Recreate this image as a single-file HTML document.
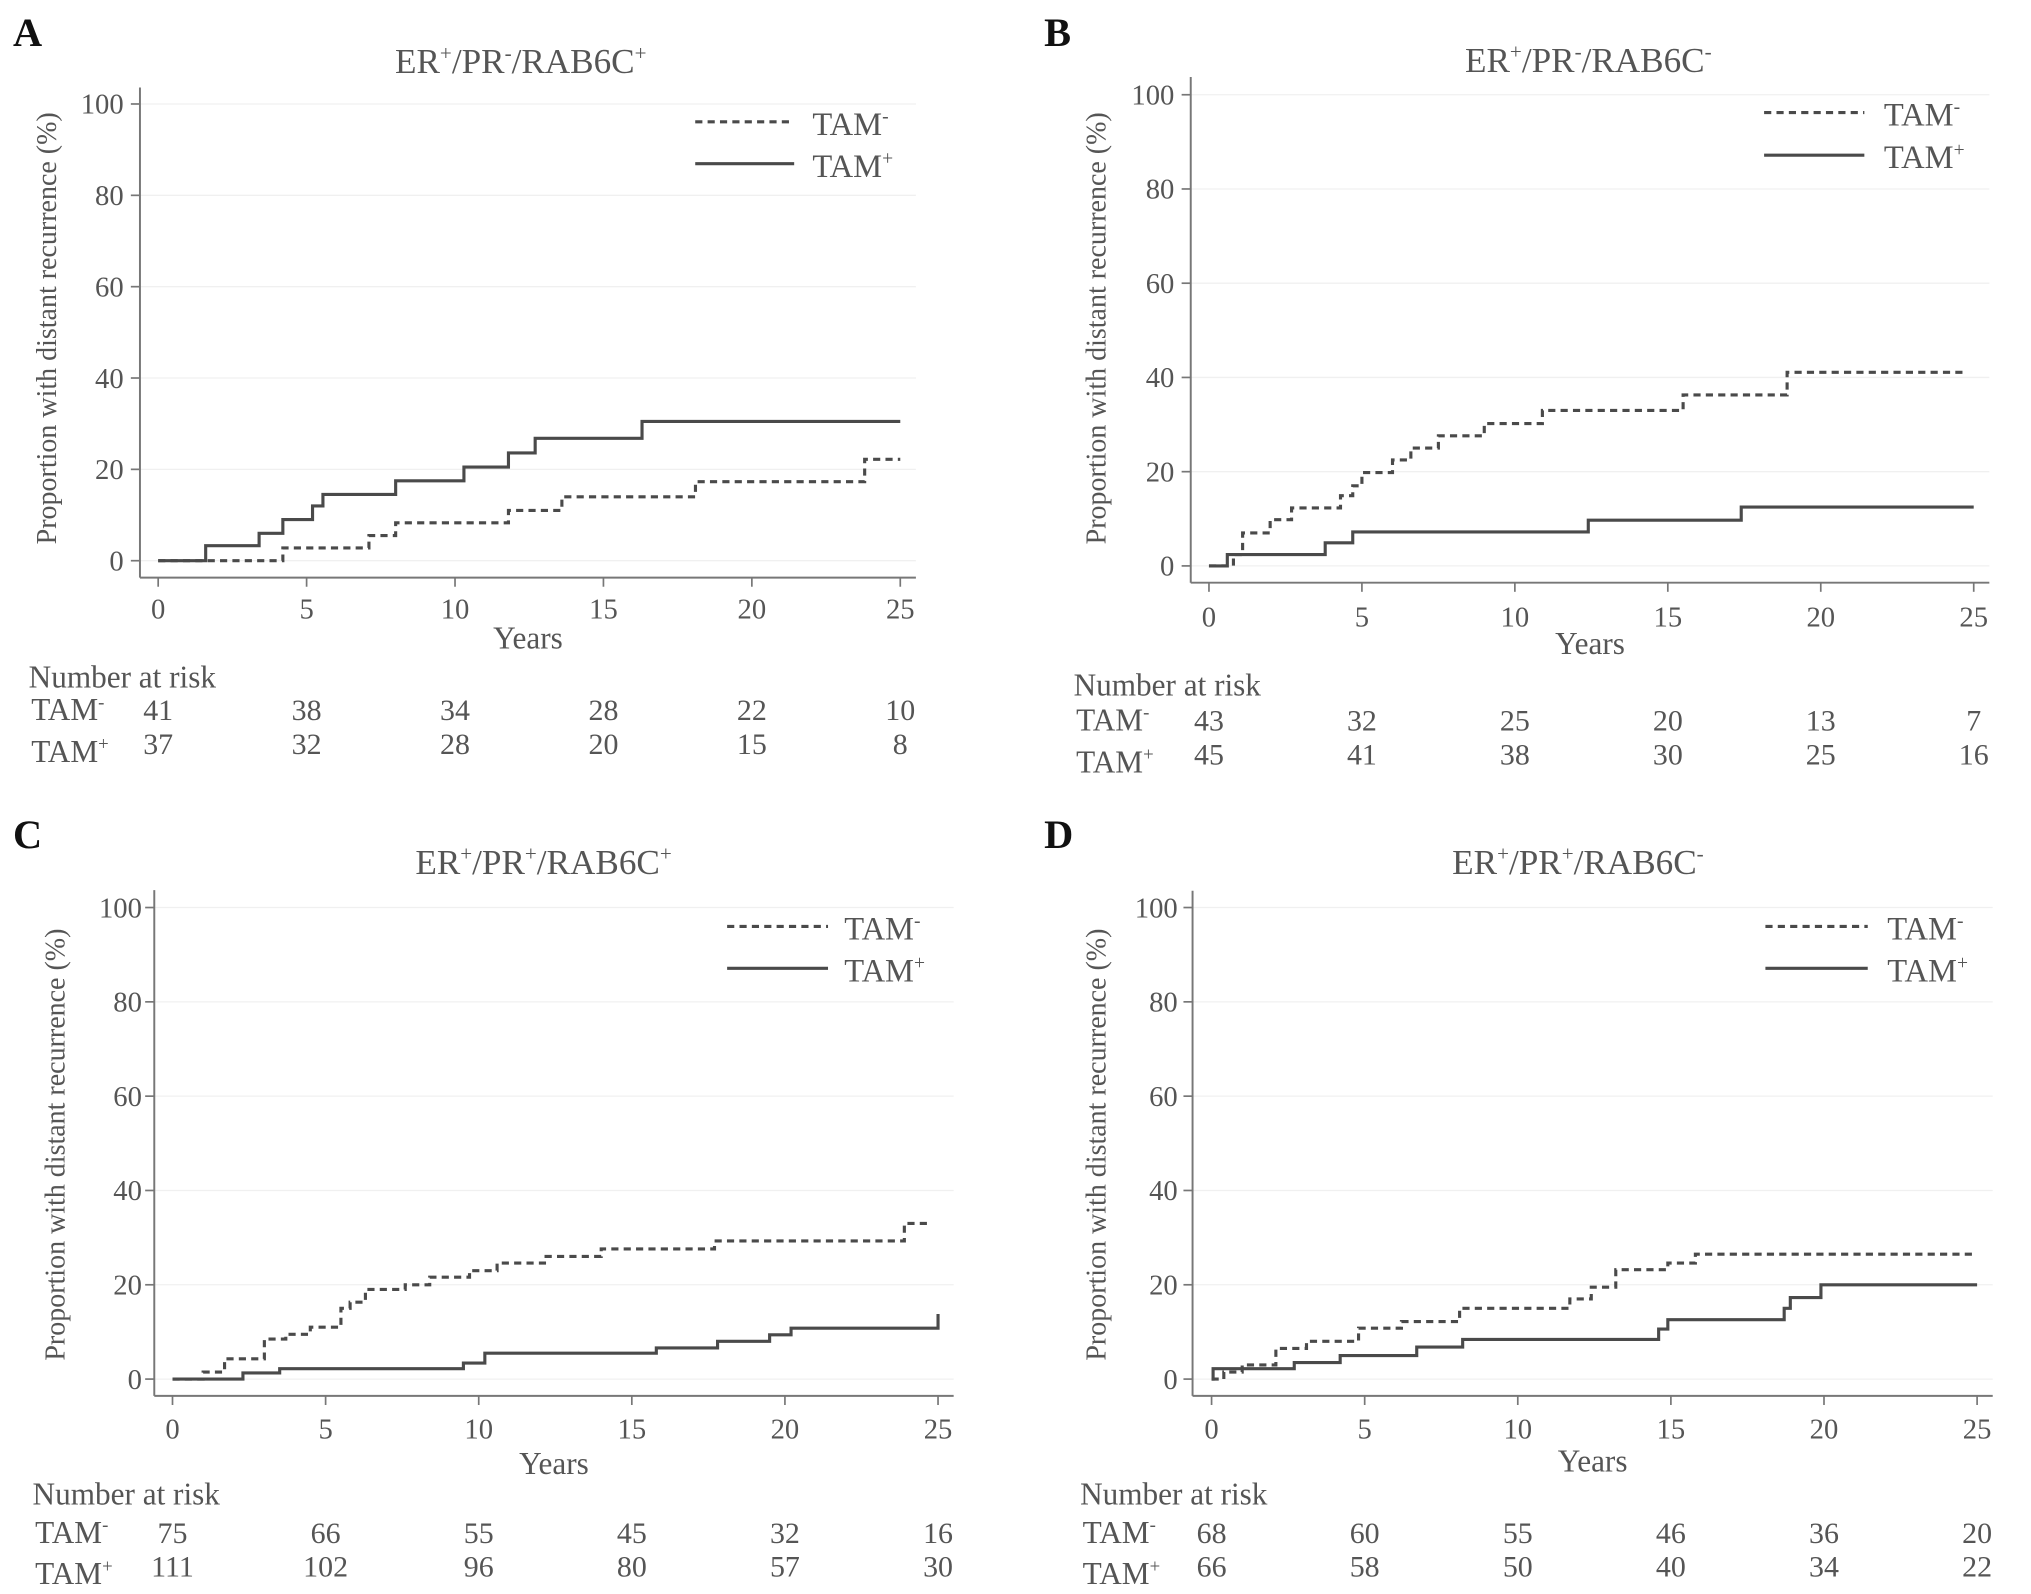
<!DOCTYPE html>
<html>
<head>
<meta charset="utf-8">
<style>
html,body{margin:0;padding:0;background:#fff;}
svg{display:block;}
text{font-family:"Liberation Serif",serif;fill:#555;}
</style>
</head>
<body>
<svg id="fig" xmlns="http://www.w3.org/2000/svg" width="2031" height="1594" viewBox="0 0 1560 1224"></svg>
<script>
// ---- data ----
const yTicks = [0, 20, 40, 60, 80, 100];
const xTicks = [0, 5, 10, 15, 20, 25];

const aNegT = [4.2, 7.1, 8.0, 11.8, 13.6, 18.1, 23.8];
const aNegV = [2.8, 5.5, 8.3, 11, 14, 17.3, 22.2];
const aNegEnd = 25;
const aPosT = [1.6, 3.4, 4.2, 5.2, 5.55, 8.0, 10.3, 11.8, 12.7, 16.3];
const aPosV = [3.3, 6, 9, 12, 14.5, 17.5, 20.5, 23.6, 26.8, 30.5];
const aPosEnd = 25;
const aRiskNeg = [41, 38, 34, 28, 22, 10];
const aRiskPos = [37, 32, 28, 20, 15, 8];

const bNegT = [0.8, 1.1, 2.0, 2.7, 4.3, 4.7, 5.0, 6.0, 6.6, 7.5, 9.0, 10.9, 15.5, 18.9];
const bNegV = [2.4, 7, 9.8, 12.3, 14.9, 17, 19.8, 22.5, 25, 27.6, 30.2, 33, 36.3, 41.1];
const bNegEnd = 24.7;
const bPosT = [0.6, 3.8, 4.7, 12.4, 17.4];
const bPosV = [2.4, 4.9, 7.2, 9.7, 12.5];
const bPosEnd = 25;
const bRiskNeg = [43, 32, 25, 20, 13, 7];
const bRiskPos = [45, 41, 38, 30, 25, 16];

const cNegT = [1.0, 1.7, 3.0, 3.7, 4.5, 5.5, 5.8, 6.3, 7.6, 8.4, 9.7, 10.6, 12.2, 14.0, 17.7, 23.9];
const cNegV = [1.5, 4.3, 8.5, 9.5, 11, 15, 16.3, 19, 20, 21.6, 23, 24.6, 26, 27.6, 29.3, 33];
const cNegEnd = 24.7;
const cPosT = [2.3, 3.5, 9.5, 10.2, 15.8, 17.8, 19.5, 20.2, 25];
const cPosV = [1.3, 2.2, 3.4, 5.5, 6.6, 8, 9.4, 10.8, 13.8];
const cPosEnd = 25;
const cRiskNeg = [75, 66, 55, 45, 32, 16];
const cRiskPos = [111, 102, 96, 80, 57, 30];

const dNegT = [0.4, 1.0, 2.1, 3.1, 4.8, 6.2, 8.1, 11.7, 12.4, 13.2, 14.9, 15.8];
const dNegV = [1.5, 3.0, 6.5, 8, 10.8, 12.2, 15, 17, 19.5, 23.2, 24.6, 26.5];
const dNegEnd = 25;
const dPosT = [0.05, 2.7, 4.2, 6.7, 8.2, 14.6, 14.9, 18.7, 18.9, 19.9];
const dPosV = [2.2, 3.5, 5, 6.8, 8.4, 10.6, 12.6, 15, 17.3, 20];
const dPosEnd = 25;
const dRiskNeg = [68, 60, 55, 46, 36, 20];
const dRiskPos = [66, 58, 50, 40, 34, 22];

const titles = [["ER","+","/PR","-","/RAB6C","+"],["ER","+","/PR","-","/RAB6C","-"],["ER","+","/PR","+","/RAB6C","+"],["ER","+","/PR","+","/RAB6C","-"]];

// ---- layout ----
const NS = "http://www.w3.org/2000/svg";
const svg = document.getElementById("fig");
function mk(tag, attrs, parent) {
  const e = document.createElementNS(NS, tag);
  for (const k in attrs) e.setAttribute(k, attrs[k]);
  (parent || svg).appendChild(e);
  return e;
}
function supText(parent, x, y, parts, size, anchor) {
  const t = mk("text", {x: x, y: y, "font-size": size, "text-anchor": anchor || "start"}, parent);
  parts.forEach((p, i) => {
    const s = document.createElementNS(NS, "tspan");
    s.textContent = p;
    if (i % 2 === 1) { s.setAttribute("font-size", size * 0.6); s.setAttribute("dy", -size * 0.38); }
    else if (i > 0) { s.setAttribute("dy", size * 0.38); }
    t.appendChild(s);
  });
  return t;
}

const panels = [
  {id:"a", letter:"A", lx:10, ly:35, axL:107.5, axB:443.5, axT:67, axR:703.5, x0:121.5, x25:691.5, y0:430.5, y100:79.7,
   tcx:400, tby:56, legX1:534, legX2:610, legY1:93.4, legY2:125.6, legTx:624, tickBase:475, yearsY:498, ytitleX:36, ytitleY:252, ytickR:95,
   narX:22, narY:528, r1:553, r2:579,
   neg:[aNegT,aNegV,aNegEnd], pos:[aPosT,aPosV,aPosEnd], rn:aRiskNeg, rp:aRiskPos},
  {id:"b", letter:"B", lx:802, ly:35, axL:914.6, axB:447.4, axT:59, axR:1528, x0:928.6, x25:1516, y0:434.5, y100:72.6,
   tcx:1220, tby:55, legX1:1355, legX2:1432, legY1:86.3, legY2:119, legTx:1447, tickBase:481, yearsY:502, ytitleX:842, ytitleY:252, ytickR:902,
   narX:824.6, narY:534, r1:561, r2:587,
   neg:[bNegT,bNegV,bNegEnd], pos:[bPosT,bPosV,bPosEnd], rn:bRiskNeg, rp:bRiskPos},
  {id:"c", letter:"C", lx:10, ly:651, axL:118.5, axB:1072, axT:683.5, axR:732.5, x0:132.5, x25:720.5, y0:1059.1, y100:696.9,
   tcx:417.5, tby:671, legX1:558.5, legX2:636, legY1:711.4, legY2:743.6, legTx:648.5, tickBase:1104.6, yearsY:1132, ytitleX:42.5, ytitleY:879, ytickR:109,
   narX:25, narY:1155.6, r1:1185, r2:1210.6,
   neg:[cNegT,cNegV,cNegEnd], pos:[cPosT,cPosV,cPosEnd], rn:cRiskNeg, rp:cRiskPos},
  {id:"d", letter:"D", lx:802, ly:651, axL:916, axB:1072, axT:684, axR:1530.6, x0:930.6, x25:1518.6, y0:1059.1, y100:696.9,
   tcx:1212, tby:671, legX1:1356, legX2:1434.6, legY1:711.4, legY2:743.6, legTx:1449.6, tickBase:1104.6, yearsY:1130, ytitleX:842, ytitleY:879, ytickR:904.6,
   narX:829.6, narY:1155.6, r1:1185, r2:1210.6,
   neg:[dNegT,dNegV,dNegEnd], pos:[dPosT,dPosV,dPosEnd], rn:dRiskNeg, rp:dRiskPos}
];

panels.forEach((p, pi) => {
  const g = mk("g", {});
  
  
  const X = t => p.x0 + (p.x25 - p.x0) * t / 25;
  const Y = v => p.y0 + (p.y100 - p.y0) * v / 100;

  const L = mk("text", {x:p.lx, y:p.ly, "font-size":31, "font-weight":"bold", fill:"#111"}, g);
  L.textContent = p.letter;
  L.style.fill = "#111";
  
  

  const T = supText(g, p.tcx, p.tby, titles[pi], 27, "middle");
  
  

  // gridlines
  yTicks.forEach(v => {
    const gl = mk("line", {x1:p.axL, x2:p.axR, y1:Y(v), y2:Y(v), stroke:"#f0f0f0", "stroke-width":1}, g);
    
    
  });
  // axes
  const ya = mk("line", {x1:p.axL, x2:p.axL, y1:p.axT, y2:p.axB, stroke:"#777", "stroke-width":1.5}, g);
  
  
  const xa = mk("line", {x1:p.axL, x2:p.axR, y1:p.axB, y2:p.axB, stroke:"#777", "stroke-width":1.5}, g);
  
  

  yTicks.forEach(v => {
    const tk = mk("line", {x1:p.axL - 7, x2:p.axL, y1:Y(v), y2:Y(v), stroke:"#777", "stroke-width":1.3}, g);
    
    
    const tl = mk("text", {x:p.ytickR, y:Y(v) + 7.5, "font-size":22, "text-anchor":"end"}, g);
    tl.textContent = v;
    
    
  });
  xTicks.forEach(t => {
    const tk = mk("line", {x1:X(t), x2:X(t), y1:p.axB, y2:p.axB + 7, stroke:"#777", "stroke-width":1.3}, g);
    
    
    const tl = mk("text", {x:X(t), y:p.tickBase, "font-size":22, "text-anchor":"middle"}, g);
    tl.textContent = t;
    
    
  });

  const yrs = mk("text", {x:(p.axL + p.axR) / 2, y:p.yearsY, "font-size":24, "text-anchor":"middle"}, g);
  yrs.textContent = "Years";
  
  

  const yt = mk("text", {x:0, y:0, "font-size":21.5, "text-anchor":"middle", transform:"translate(" + (p.ytitleX + 7) + "," + p.ytitleY + ") rotate(-90)"}, g);
  yt.textContent = "Proportion with distant recurrence (%)";
  
  

  function stepPath(T, V, end) {
    let d = "M" + X(0) + "," + Y(0);
    for (let i = 0; i < T.length; i++) d += " H" + X(T[i]) + " V" + Y(V[i]);
    d += " H" + X(end);
    return d;
  }
  const sn = mk("path", {d:stepPath(p.neg[0], p.neg[1], p.neg[2]), fill:"none", stroke:"#4a4a4a", "stroke-width":2.4, "stroke-dasharray":"5.5 4"}, g);
  
  
  const sp = mk("path", {d:stepPath(p.pos[0], p.pos[1], p.pos[2]), fill:"none", stroke:"#4a4a4a", "stroke-width":2.4}, g);
  
  

  // legend
  const lg = mk("g", {}, g);
  
  
  const l1 = mk("line", {x1:p.legX1, x2:p.legX2, y1:p.legY1, y2:p.legY1, stroke:"#4a4a4a", "stroke-width":2.4, "stroke-dasharray":"5.5 4"}, lg);
  
  
  const lt1 = supText(lg, p.legTx, p.legY1 + 10, ["TAM", "-"], 25);
  
  
  const l2 = mk("line", {x1:p.legX1, x2:p.legX2, y1:p.legY2, y2:p.legY2, stroke:"#4a4a4a", "stroke-width":2.4}, lg);
  
  
  const lt2 = supText(lg, p.legTx, p.legY2 + 10, ["TAM", "+"], 25);
  
  

  // number at risk
  const nar = mk("text", {x:p.narX, y:p.narY, "font-size":24}, g);
  nar.textContent = "Number at risk";
  
  
  const rl1 = supText(g, p.narX + 2, p.r1, ["TAM", "-"], 24);
  
  
  const rl2 = supText(g, p.narX + 2, p.r2 + 6, ["TAM", "+"], 24);
  
  
  xTicks.forEach((t, i) => {
    const a = mk("text", {x:X(t), y:p.r1, "font-size":23, "text-anchor":"middle"}, g);
    a.textContent = p.rn[i];
    
    
    const b = mk("text", {x:X(t), y:p.r2, "font-size":23, "text-anchor":"middle"}, g);
    b.textContent = p.rp[i];
    
    
  });
});
</script>
</body>
</html>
-- -- --
Goal of the exercise:
Take the material above from its first line through the line holding "const bRiskPos = [45, 41, 38, 30, 25, 16];" and set it down exactly, without the pictures.

Exercise result:
Recreate this image as a single-file HTML document.
<!DOCTYPE html>
<html>
<head>
<meta charset="utf-8">
<style>
html,body{margin:0;padding:0;background:#fff;}
svg{display:block;}
text{font-family:"Liberation Serif",serif;fill:#555;}
</style>
</head>
<body>
<svg id="fig" xmlns="http://www.w3.org/2000/svg" width="2031" height="1594" viewBox="0 0 1560 1224"></svg>
<script>
// ---- data ----
const yTicks = [0, 20, 40, 60, 80, 100];
const xTicks = [0, 5, 10, 15, 20, 25];

const aNegT = [4.2, 7.1, 8.0, 11.8, 13.6, 18.1, 23.8];
const aNegV = [2.8, 5.5, 8.3, 11, 14, 17.3, 22.2];
const aNegEnd = 25;
const aPosT = [1.6, 3.4, 4.2, 5.2, 5.55, 8.0, 10.3, 11.8, 12.7, 16.3];
const aPosV = [3.3, 6, 9, 12, 14.5, 17.5, 20.5, 23.6, 26.8, 30.5];
const aPosEnd = 25;
const aRiskNeg = [41, 38, 34, 28, 22, 10];
const aRiskPos = [37, 32, 28, 20, 15, 8];

const bNegT = [0.8, 1.1, 2.0, 2.7, 4.3, 4.7, 5.0, 6.0, 6.6, 7.5, 9.0, 10.9, 15.5, 18.9];
const bNegV = [2.4, 7, 9.8, 12.3, 14.9, 17, 19.8, 22.5, 25, 27.6, 30.2, 33, 36.3, 41.1];
const bNegEnd = 24.7;
const bPosT = [0.6, 3.8, 4.7, 12.4, 17.4];
const bPosV = [2.4, 4.9, 7.2, 9.7, 12.5];
const bPosEnd = 25;
const bRiskNeg = [43, 32, 25, 20, 13, 7];
const bRiskPos = [45, 41, 38, 30, 25, 16];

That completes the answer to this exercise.